Ni los partidos políticos, que en el reciente presupuesto autorizado por el INE para 2020 supera los 5 mil millones de pesos (¡curul, no te acabes!), ni el Sistema Nacional Anticorrupción desean dar más pasos hacia una mayor transparencia en el país.

Lo demuestran dos hechos concretos: desde que las prerrogativas a los partidos se tornaron jugosas, ninguno de los siete actualmente vigentes en el espectro nacional han reportado con suficiencia informes de transparencia sobre sus gastos, pese a los magros beneficios que estos le reportan a la democracia mexicana. Al mismo tiempo el SNA rechazó, inspirado en decisiones tomadas por la Suprema Corte, donde los ministros tienen los más altos sueldos del país para un funcionario público, la propuesta del Instituto Nacional de Transparencia, Acceso a la Información y Protección de Datos Personales (INAI), que pretendía hacer públicas las cuentas bancarias de los servidores públicos, dentro del llamado mecanismo denominado “3de3”.

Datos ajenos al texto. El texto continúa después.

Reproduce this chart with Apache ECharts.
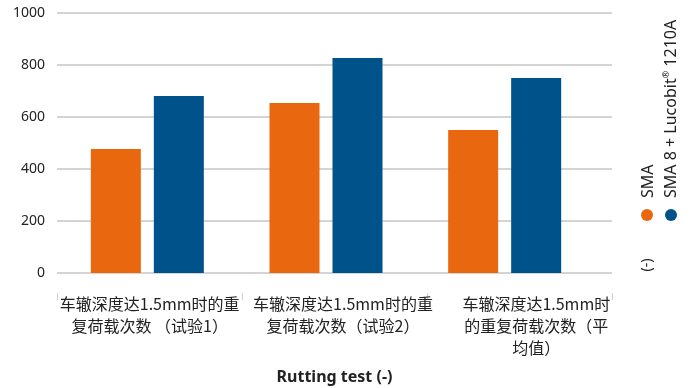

La iniciativa que no prosperó tenía entre sus argumentos principales el hecho de que en los recientes escándalos de corrupción se triangularon recursos y el usufructo de los mismos recayó entre familiares de los funcionarios públicos. El Consejo de la Judicatura también rechazó la propuesta bajo el argumento de que dicha reserva es para asegurar el derecho a la seguridad de los declarantes. Y entonces, sólo las autoridades tendrán acceso a esa información en determinados momentos, como en alguna investigación, por ejemplo.

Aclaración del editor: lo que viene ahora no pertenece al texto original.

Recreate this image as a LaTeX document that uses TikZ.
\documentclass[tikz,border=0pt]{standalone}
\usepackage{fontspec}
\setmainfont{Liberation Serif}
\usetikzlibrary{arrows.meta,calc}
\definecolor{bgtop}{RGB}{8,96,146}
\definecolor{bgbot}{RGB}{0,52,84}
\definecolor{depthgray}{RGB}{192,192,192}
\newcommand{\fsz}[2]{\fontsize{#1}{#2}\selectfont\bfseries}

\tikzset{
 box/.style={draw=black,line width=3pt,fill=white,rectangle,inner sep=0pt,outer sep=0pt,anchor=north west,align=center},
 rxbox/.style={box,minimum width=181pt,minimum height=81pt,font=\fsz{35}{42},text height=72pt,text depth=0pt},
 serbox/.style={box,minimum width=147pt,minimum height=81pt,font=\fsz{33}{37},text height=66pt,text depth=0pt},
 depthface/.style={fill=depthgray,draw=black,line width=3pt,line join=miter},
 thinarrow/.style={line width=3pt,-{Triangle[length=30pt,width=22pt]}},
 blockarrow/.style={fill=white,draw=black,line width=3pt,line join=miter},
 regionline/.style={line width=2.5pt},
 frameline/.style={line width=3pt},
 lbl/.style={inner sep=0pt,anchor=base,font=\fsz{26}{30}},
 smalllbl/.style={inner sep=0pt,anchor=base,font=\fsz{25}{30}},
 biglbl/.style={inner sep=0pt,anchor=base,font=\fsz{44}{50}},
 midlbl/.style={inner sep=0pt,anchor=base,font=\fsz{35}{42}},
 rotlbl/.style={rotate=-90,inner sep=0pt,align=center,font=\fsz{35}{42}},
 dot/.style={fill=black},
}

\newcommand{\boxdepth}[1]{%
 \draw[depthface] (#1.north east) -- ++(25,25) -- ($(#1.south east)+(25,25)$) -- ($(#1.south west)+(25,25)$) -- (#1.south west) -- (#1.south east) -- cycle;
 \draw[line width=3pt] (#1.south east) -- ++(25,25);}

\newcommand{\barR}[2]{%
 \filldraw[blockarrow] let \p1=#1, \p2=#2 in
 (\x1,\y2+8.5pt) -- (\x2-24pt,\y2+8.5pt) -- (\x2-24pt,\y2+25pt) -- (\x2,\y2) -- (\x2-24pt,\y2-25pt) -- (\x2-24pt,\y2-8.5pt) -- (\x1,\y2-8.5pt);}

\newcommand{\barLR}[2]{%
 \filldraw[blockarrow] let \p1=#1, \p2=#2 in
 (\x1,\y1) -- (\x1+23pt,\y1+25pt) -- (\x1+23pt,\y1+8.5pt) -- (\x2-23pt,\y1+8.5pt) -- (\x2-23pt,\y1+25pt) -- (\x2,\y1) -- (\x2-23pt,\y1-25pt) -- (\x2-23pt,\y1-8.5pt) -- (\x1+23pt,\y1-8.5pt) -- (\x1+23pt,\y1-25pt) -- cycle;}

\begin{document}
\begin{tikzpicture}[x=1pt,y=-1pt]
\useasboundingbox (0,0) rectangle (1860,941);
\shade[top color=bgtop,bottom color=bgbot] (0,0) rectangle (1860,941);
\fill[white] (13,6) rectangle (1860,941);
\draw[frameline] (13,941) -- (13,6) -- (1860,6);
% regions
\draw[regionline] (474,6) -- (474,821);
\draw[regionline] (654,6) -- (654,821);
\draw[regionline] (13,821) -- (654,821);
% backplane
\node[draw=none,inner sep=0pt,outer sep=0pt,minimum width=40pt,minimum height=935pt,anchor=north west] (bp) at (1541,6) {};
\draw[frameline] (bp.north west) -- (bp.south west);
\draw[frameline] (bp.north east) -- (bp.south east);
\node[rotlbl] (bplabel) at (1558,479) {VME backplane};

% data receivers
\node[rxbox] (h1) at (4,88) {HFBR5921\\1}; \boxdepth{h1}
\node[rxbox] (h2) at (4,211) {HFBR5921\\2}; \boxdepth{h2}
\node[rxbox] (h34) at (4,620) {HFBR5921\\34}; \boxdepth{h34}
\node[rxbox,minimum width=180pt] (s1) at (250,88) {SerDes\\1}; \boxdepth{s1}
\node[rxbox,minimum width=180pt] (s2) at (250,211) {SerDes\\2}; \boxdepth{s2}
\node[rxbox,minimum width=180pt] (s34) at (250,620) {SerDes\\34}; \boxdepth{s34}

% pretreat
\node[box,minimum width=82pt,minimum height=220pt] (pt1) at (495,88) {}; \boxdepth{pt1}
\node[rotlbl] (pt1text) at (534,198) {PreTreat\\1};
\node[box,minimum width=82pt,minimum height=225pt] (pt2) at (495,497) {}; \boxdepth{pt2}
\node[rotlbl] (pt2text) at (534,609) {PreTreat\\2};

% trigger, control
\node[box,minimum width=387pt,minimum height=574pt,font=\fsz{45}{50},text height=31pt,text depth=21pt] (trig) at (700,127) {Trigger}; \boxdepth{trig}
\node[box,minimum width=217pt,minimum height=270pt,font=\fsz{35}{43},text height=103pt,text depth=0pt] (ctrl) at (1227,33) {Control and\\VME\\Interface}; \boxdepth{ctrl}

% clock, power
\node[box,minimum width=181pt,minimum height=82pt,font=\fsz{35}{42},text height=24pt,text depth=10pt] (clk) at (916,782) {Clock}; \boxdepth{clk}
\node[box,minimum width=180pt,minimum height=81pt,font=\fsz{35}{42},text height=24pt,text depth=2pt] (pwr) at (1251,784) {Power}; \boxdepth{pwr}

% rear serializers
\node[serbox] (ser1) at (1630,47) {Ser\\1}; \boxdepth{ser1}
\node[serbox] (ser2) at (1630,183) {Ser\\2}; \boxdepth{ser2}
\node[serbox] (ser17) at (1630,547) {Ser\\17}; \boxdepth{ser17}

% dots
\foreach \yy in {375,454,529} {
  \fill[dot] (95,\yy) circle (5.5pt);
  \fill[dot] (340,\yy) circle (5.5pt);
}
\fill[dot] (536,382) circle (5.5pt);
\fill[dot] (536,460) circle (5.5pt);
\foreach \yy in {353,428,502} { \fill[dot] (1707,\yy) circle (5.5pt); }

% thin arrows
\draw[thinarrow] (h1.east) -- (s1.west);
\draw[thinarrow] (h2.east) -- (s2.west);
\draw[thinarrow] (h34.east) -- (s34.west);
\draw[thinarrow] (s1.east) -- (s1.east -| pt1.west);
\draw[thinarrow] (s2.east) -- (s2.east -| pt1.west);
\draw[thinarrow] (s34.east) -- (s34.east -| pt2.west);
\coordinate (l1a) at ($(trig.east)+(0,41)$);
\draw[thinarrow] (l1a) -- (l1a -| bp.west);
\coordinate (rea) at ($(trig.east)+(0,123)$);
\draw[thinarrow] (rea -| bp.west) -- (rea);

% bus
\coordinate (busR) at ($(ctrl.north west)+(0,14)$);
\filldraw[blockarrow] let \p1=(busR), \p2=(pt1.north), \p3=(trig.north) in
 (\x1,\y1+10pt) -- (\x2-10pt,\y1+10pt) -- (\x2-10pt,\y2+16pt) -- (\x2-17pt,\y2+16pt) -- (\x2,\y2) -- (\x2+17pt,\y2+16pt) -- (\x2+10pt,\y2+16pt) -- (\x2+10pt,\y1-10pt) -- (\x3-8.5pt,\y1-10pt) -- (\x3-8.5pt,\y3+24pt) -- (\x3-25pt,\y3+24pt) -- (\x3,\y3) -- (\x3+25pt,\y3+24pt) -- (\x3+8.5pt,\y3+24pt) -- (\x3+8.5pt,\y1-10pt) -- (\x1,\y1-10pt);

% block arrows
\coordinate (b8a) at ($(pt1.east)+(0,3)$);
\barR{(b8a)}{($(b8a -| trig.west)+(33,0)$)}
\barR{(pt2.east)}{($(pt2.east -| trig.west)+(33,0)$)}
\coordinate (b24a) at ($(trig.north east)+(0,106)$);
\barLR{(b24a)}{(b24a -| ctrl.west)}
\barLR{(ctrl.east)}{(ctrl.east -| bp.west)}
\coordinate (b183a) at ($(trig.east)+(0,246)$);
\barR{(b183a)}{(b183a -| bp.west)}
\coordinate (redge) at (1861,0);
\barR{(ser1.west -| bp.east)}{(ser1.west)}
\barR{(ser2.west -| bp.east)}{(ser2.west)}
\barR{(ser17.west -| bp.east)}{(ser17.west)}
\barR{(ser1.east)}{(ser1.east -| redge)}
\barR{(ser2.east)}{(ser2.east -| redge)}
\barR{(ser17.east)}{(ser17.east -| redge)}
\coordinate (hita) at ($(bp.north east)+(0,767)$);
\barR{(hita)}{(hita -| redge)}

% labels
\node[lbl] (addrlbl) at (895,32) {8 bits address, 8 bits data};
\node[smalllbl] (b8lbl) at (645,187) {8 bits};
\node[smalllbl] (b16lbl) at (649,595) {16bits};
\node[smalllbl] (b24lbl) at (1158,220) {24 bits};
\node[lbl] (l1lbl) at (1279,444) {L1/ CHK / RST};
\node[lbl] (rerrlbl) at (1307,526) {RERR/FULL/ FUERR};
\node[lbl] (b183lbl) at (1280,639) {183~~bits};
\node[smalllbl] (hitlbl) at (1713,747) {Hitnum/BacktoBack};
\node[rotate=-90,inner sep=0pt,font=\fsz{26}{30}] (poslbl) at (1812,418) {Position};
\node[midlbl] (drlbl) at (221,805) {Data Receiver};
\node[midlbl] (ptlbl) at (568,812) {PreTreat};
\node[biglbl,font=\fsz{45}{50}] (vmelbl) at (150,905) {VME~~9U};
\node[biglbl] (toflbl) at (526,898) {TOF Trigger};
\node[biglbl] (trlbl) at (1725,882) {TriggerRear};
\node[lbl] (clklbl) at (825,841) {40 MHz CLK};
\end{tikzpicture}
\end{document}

Quiérase o no, ese tipo de decisiones revelan que en México hay una clase política que se sabe –y lo hace sentir– muy por encima de sus gobernados o de quienes presumen representar local, estatal o nacionalmente, y que luego se tornan inescrutables. A estas alturas les es improbable recordar que la función pública es un servicio que se presta a la comunidad, no espacios para allegarse grandes ganancias o un estatus social, aspiracionalmente alto por supuesto, y a lo largo de prolongadas estadías en los cargos. Es decir, los políticos a sueldo suelen perder el piso, como se dice coloquialmente. Y en aras de una especie de autoprotección, levantan la mano y suman así fáciles aliados que les permitan mantener un nivel de vida que no quieren perder. En este caso, la transparencia les resulta incómoda, estorbosa.

Las figuras cada vez más decorativas de los organismos autónomos se ven limitados por el propio sistema de partidos, por un presidencialismo a todo vapor, por una claudicante división de poderes y por la ausencia de contrapesos en las diversas instituciones y organismos políticos que no han podido construir una oposición éticamente responsable y creíble. 

Y dentro de todo este maremágnum se ubica el ciudadano común, que enterado o no, transita entre el fuego cruzado de la alta burocracia gobernante, y cualquier decisión que se tome allá arriba, tiene sus efectos acá abajo. El ciudadano común, han de pensar, no merece saber tanto. Pero en la era de la información, a veces excesiva, todo, algún día, se sabe.